Johnny managed a smile. “You big spender, you.”
The carousel spun round and round. The little girl stayed two lengths behind her father, unable to catch up to him no matter how much she willed her horse to run faster.
CHAPTER 19

VICTOR SAT AT his usual table, watching exhaust billow from a black SUV through a window beside the entrance to Veselka. Two of Misha’s men sat in the front seats, pounding raspberry blintzes. Inside the restaurant, two other bodyguards sat at the counter across from the dining room, downing pints of pilsner. They blended in with a cross section of New York City: students, artists, lawyers, bureaucrats, and businesspeople.
“Amazov can’t make it,” Misha said, reading from his infuriating little electronic device. “He wants me to fill him in later.”

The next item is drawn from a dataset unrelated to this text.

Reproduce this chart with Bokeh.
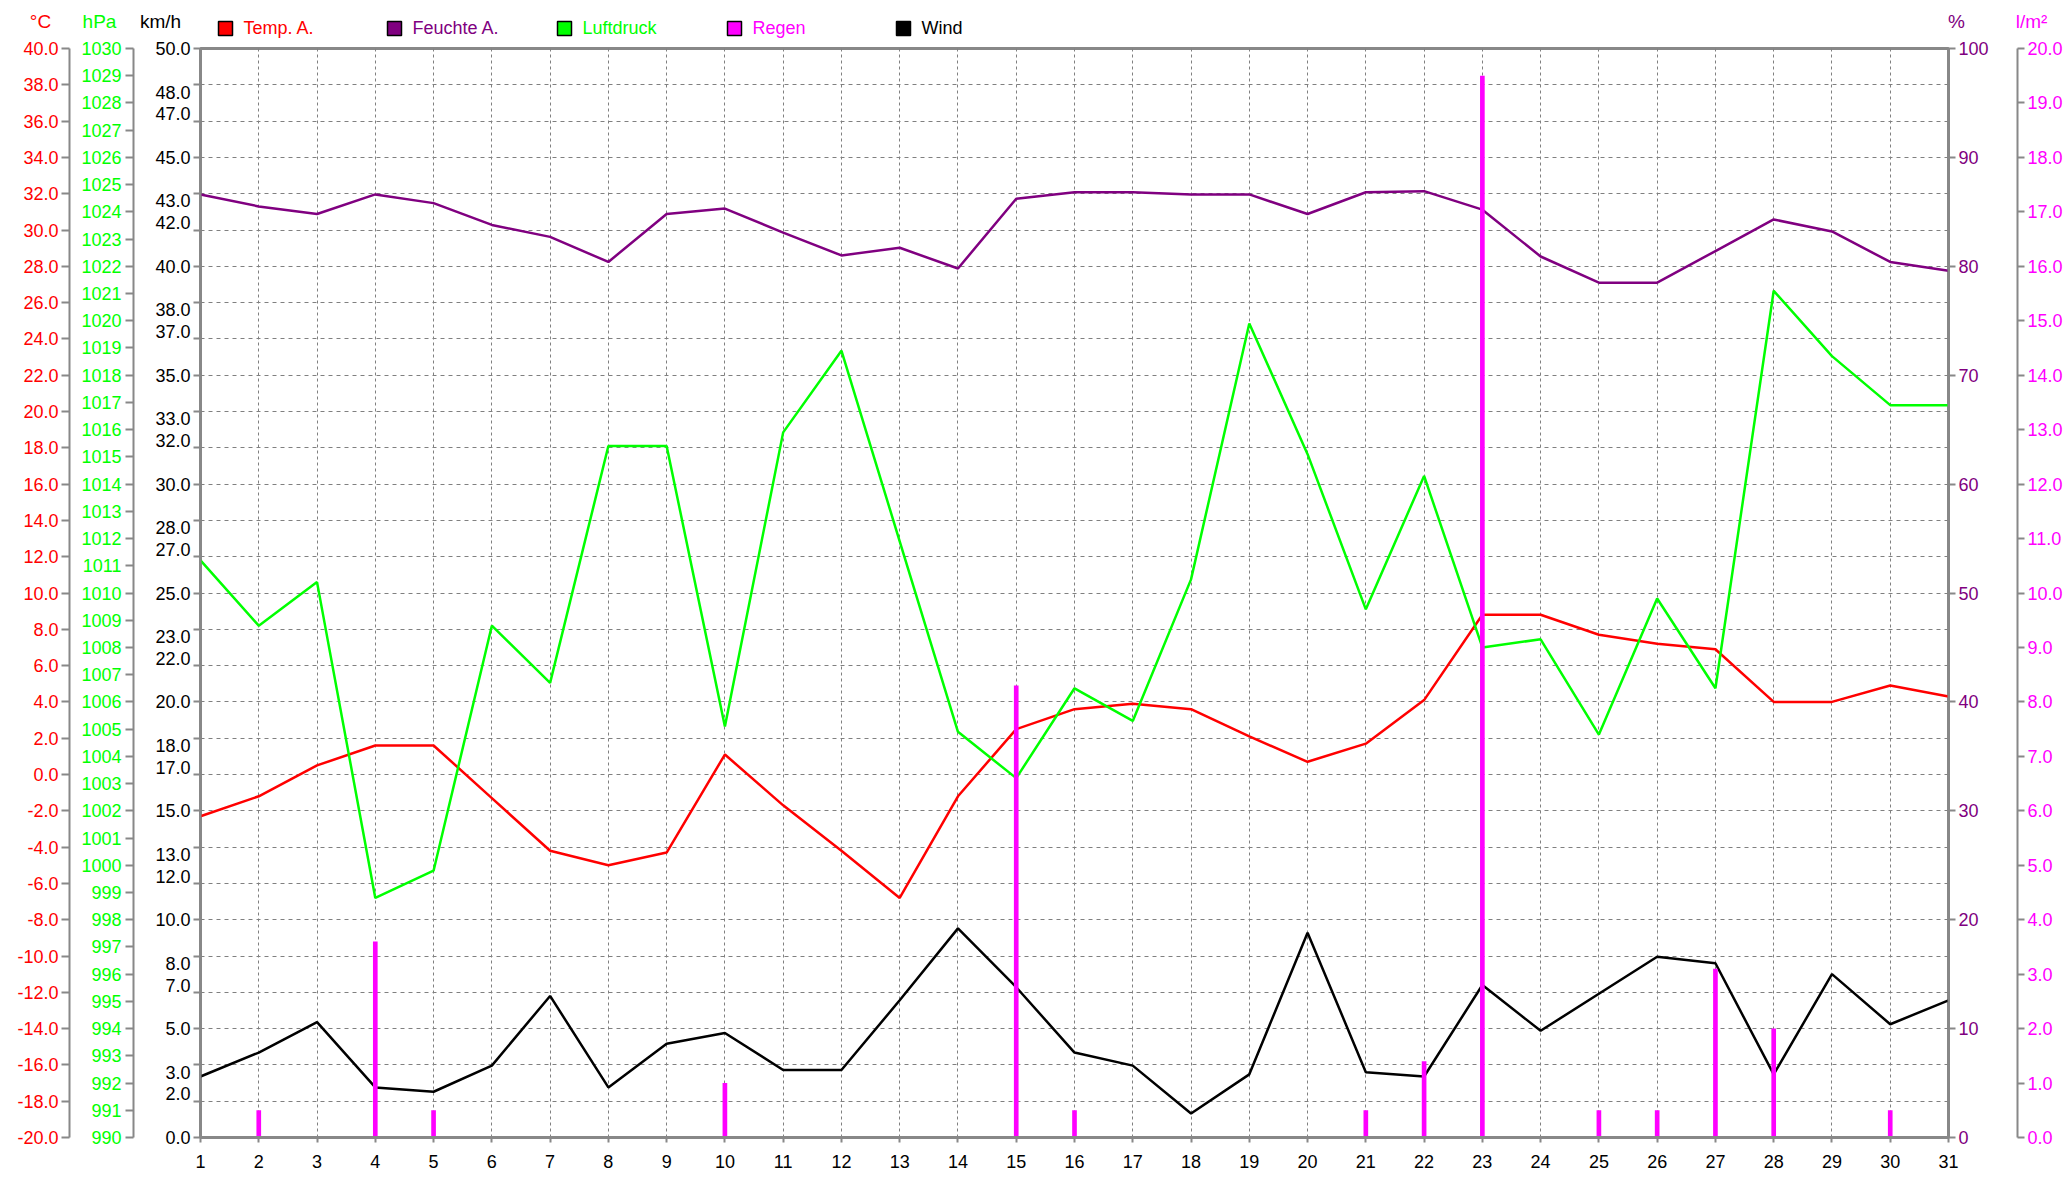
from bokeh.plotting import figure
from bokeh.models import Range1d, LinearAxis, FixedTicker
from bokeh.core.properties import value
from bokeh.embed import file_html
from bokeh.resources import INLINE

# ---------------- data (December 2012) ----------------
days = list(range(1, 32))
temp_c = [-2.3, -1.2, 0.5, 1.6, 1.6, -1.3, -4.2, -5.0, -4.3, 1.1, -1.7, -4.2, -6.8, -1.2, 2.5, 3.6,
          3.9, 3.6, 2.1, 0.7, 1.7, 4.1, 8.8, 8.8, 7.7, 7.2, 6.9, 4.0, 4.0, 4.9, 4.3]
humidity_pct = [86.6, 85.5, 84.8, 86.6, 85.8, 83.8, 82.7, 80.4, 84.8, 85.3, 83.1, 81.0, 81.7, 79.8, 86.2, 86.8,
                86.8, 86.6, 86.6, 84.8, 86.8, 86.9, 85.2, 80.9, 78.5, 78.5, 81.4, 84.3, 83.2, 80.4, 79.6]
pressure_hpa = [1011.2, 1008.8, 1010.4, 998.8, 999.8, 1008.8, 1006.7, 1015.4, 1015.4, 1005.1, 1015.9,
                1018.9, 1011.9, 1004.9, 1003.2, 1006.5, 1005.3, 1010.5, 1019.9, 1015.1, 1009.4, 1014.3,
                1008.0, 1008.3, 1004.8, 1009.8, 1006.5, 1021.1, 1018.7, 1016.9, 1016.9]
wind_kmh = [2.8, 3.9, 5.3, 2.3, 2.1, 3.3, 6.5, 2.3, 4.3, 4.8, 3.1, 3.1, 6.3, 9.6, 6.9, 3.9,
            3.3, 1.1, 2.9, 9.4, 3.0, 2.8, 7.0, 4.9, 6.6, 8.3, 8.0, 2.9, 7.5, 5.2, 6.3]
rain_lm2 = [0, 0.5, 0, 3.6, 0.5, 0, 0, 0, 0, 1.0, 0, 0, 0, 0, 8.3, 0.5,
            0, 0, 0, 0, 0.5, 1.4, 19.5, 0, 0.5, 0.5, 3.1, 2.0, 0, 0.5, 0]

# ---------------- ticks / labels ----------------
day_labels = [str(d) for d in days]
temp_ticks = list(range(-20, 41, 2))
temp_labels = [f"{t:.1f}" for t in temp_ticks]
hpa_ticks = list(range(990, 1031))
hpa_labels = [str(t) for t in hpa_ticks]
wind_label_values = [0, 2, 3, 5, 7, 8, 10, 12, 13, 15, 17, 18, 20, 22, 23, 25, 27, 28, 30,
                     32, 33, 35, 37, 38, 40, 42, 43, 45, 47, 48, 50]
wind_labels = [f"{v:.1f}" for v in wind_label_values]
wind_divisions = [i * 50 / 30 for i in range(31)]
hum_ticks = list(range(0, 101, 10))
hum_labels = [str(t) for t in hum_ticks]
rain_ticks = list(range(0, 21))
rain_labels = [f"{t:.1f}" for t in rain_ticks]

legend_names = ["Temp. A.", "Feuchte A.", "Luftdruck", "Regen", "Wind"]
unit_names = ["°C", "hPa", "km/h", "%", "l/m²"]
RED, PURPLE, GREEN, MAGENTA, BLACK = "#FF0000", "#800080", "#00FF00", "#FF00FF", "#000000"
legend_colors = [RED, PURPLE, GREEN, MAGENTA, BLACK]
unit_colors = [RED, GREEN, BLACK, PURPLE, MAGENTA]
GRAY = "#888888"
FONT = "Liberation Sans"

W, H = 2069, 1179
HEAD = 38

# ---------------- header (units + legend), its own root ----------------
head = figure(width=W, height=HEAD, x_range=Range1d(0, W), y_range=Range1d(HEAD, 0),
              output_backend="svg", toolbar_location=None, title=None,
              x_axis_location=None, y_axis_location=None,
              min_border_left=0, min_border_right=0, min_border_top=0, min_border_bottom=0)
head.grid.visible = False
head.outline_line_color = None
head.background_fill_color = "white"
head.border_fill_color = "white"

unit_x = [40, 99, 160, 1956, 2031]
head.text(x=unit_x, y=[21] * 5, text=unit_names, text_color=unit_colors,
          text_font=value(FONT), text_font_size=value("19px"),
          text_align="center", text_baseline="middle")

legend_x = [218, 387, 557, 727, 896]
head.rect(x=[lx + 7 for lx in legend_x], y=[28] * 5, width=14, height=14,
          fill_color=legend_colors, line_color="black", line_width=1.5)
head.text(x=[lx + 25 for lx in legend_x], y=[27.5] * 5, text=legend_names, text_color=legend_colors,
          text_font=value(FONT), text_font_size=value("18px"),
          text_align="left", text_baseline="middle")

# ---------------- main chart ----------------
p = figure(width=W, height=H - HEAD, x_range=Range1d(1, 31), y_range=Range1d(0, 50),
           output_backend="svg", toolbar_location=None, title=None,
           min_border_left=200, min_border_right=121, min_border_top=48 - HEAD, min_border_bottom=42)
p.background_fill_color = "white"
p.border_fill_color = "white"
p.outline_line_color = GRAY
p.outline_line_width = 3

p.extra_y_ranges = {
    "temp": Range1d(-20, 40),
    "hpa": Range1d(990, 1030),
    "hum": Range1d(0, 100),
    "rain": Range1d(0, 20),
}


def style_axis(ax, color, tick_out, standoff, extra=0):
    ax.axis_line_color = GRAY
    ax.axis_line_width = 2
    ax.major_tick_line_color = GRAY
    ax.major_tick_line_width = 2
    ax.major_tick_out = tick_out
    ax.major_tick_in = 0
    ax.minor_tick_line_color = None
    ax.major_label_text_color = color
    ax.major_label_text_font = FONT
    ax.major_label_text_font_size = "18px"
    ax.major_label_standoff = standoff
    if extra:
        ax.axis_label = " "
        ax.axis_label_text_font_size = "1px"
        ax.axis_label_standoff = extra


# x axis
xa = p.xaxis[0]
xa.ticker = FixedTicker(ticks=days)
xa.major_label_overrides = dict(zip(days, day_labels))
style_axis(xa, BLACK, 5, 12)
xa.axis_line_width = 3

# km/h axis (nearest to frame on the left)
wa = p.yaxis[0]
wa.ticker = FixedTicker(ticks=wind_label_values, minor_ticks=wind_divisions)
wa.major_label_overrides = dict(zip(wind_label_values, wind_labels))
style_axis(wa, BLACK, 7, 3, extra=15)
wa.major_tick_line_color = None
wa.minor_tick_line_color = GRAY
wa.minor_tick_line_width = 2
wa.minor_tick_out = 7
wa.minor_tick_in = 0

# hPa axis
ha = LinearAxis(y_range_name="hpa", ticker=FixedTicker(ticks=hpa_ticks),
                major_label_overrides=dict(zip(hpa_ticks, hpa_labels)))
style_axis(ha, GREEN, 8, 4, extra=5)
p.add_layout(ha, "left")

# °C axis
ta = LinearAxis(y_range_name="temp", ticker=FixedTicker(ticks=temp_ticks),
                major_label_overrides=dict(zip(temp_ticks, temp_labels)))
style_axis(ta, RED, 8, 3)
p.add_layout(ta, "left")

# % axis
pa = LinearAxis(y_range_name="hum", ticker=FixedTicker(ticks=hum_ticks),
                major_label_overrides=dict(zip(hum_ticks, hum_labels)))
style_axis(pa, PURPLE, 7, 3, extra=22)
p.add_layout(pa, "right")

# l/m² axis
ra = LinearAxis(y_range_name="rain", ticker=FixedTicker(ticks=rain_ticks),
                major_label_overrides=dict(zip(rain_ticks, rain_labels)))
style_axis(ra, MAGENTA, 7, 3)
p.add_layout(ra, "right")

# grids
p.xgrid.ticker = FixedTicker(ticks=days)
p.xgrid.grid_line_color = "#808080"
p.xgrid.grid_line_dash = "3 3"
p.xgrid.grid_line_width = 1
p.ygrid.ticker = FixedTicker(ticks=wind_divisions)
p.ygrid.grid_line_color = "#808080"
p.ygrid.grid_line_dash = "4 4"
p.ygrid.grid_line_width = 1

# series
p.line(days, temp_c, y_range_name="temp", line_color=RED, line_width=2.5)
p.line(days, humidity_pct, y_range_name="hum", line_color=PURPLE, line_width=2.5)
p.line(days, pressure_hpa, y_range_name="hpa", line_color=GREEN, line_width=2.5)
p.line(days, wind_kmh, line_color=BLACK, line_width=2.5)
p.vbar(x=days, top=rain_lm2, bottom=0, width=0.08, y_range_name="rain",
       fill_color=MAGENTA, line_color=None)

open("out.html", "w").write(file_html([head, p], INLINE))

Misha put the device aside. A sizzling kielbasa appetizer cooled on his plate. He reached for a pickle and studied its texture and color as though judging a contest. He bit off the end and chewed quickly.
“Not bad,” Misha said. “Good garlic. Good crunch. They must have aged it in cold water, not hot. Good spices.”
Victor grimaced. “You eat pickles with kielbasa?”
“I eat pickles with everything, man. Major flavor with zero calories. You can’t beat it with your rhythm stick.”
Victor shook his head and sipped his coffee. They were seated at a table for four in the far corner, Victor with his back against the wall. Misha’s plate smelled of spicy pork and garlic. Victor hadn’t eaten for twenty-four hours and still wasn’t hungry.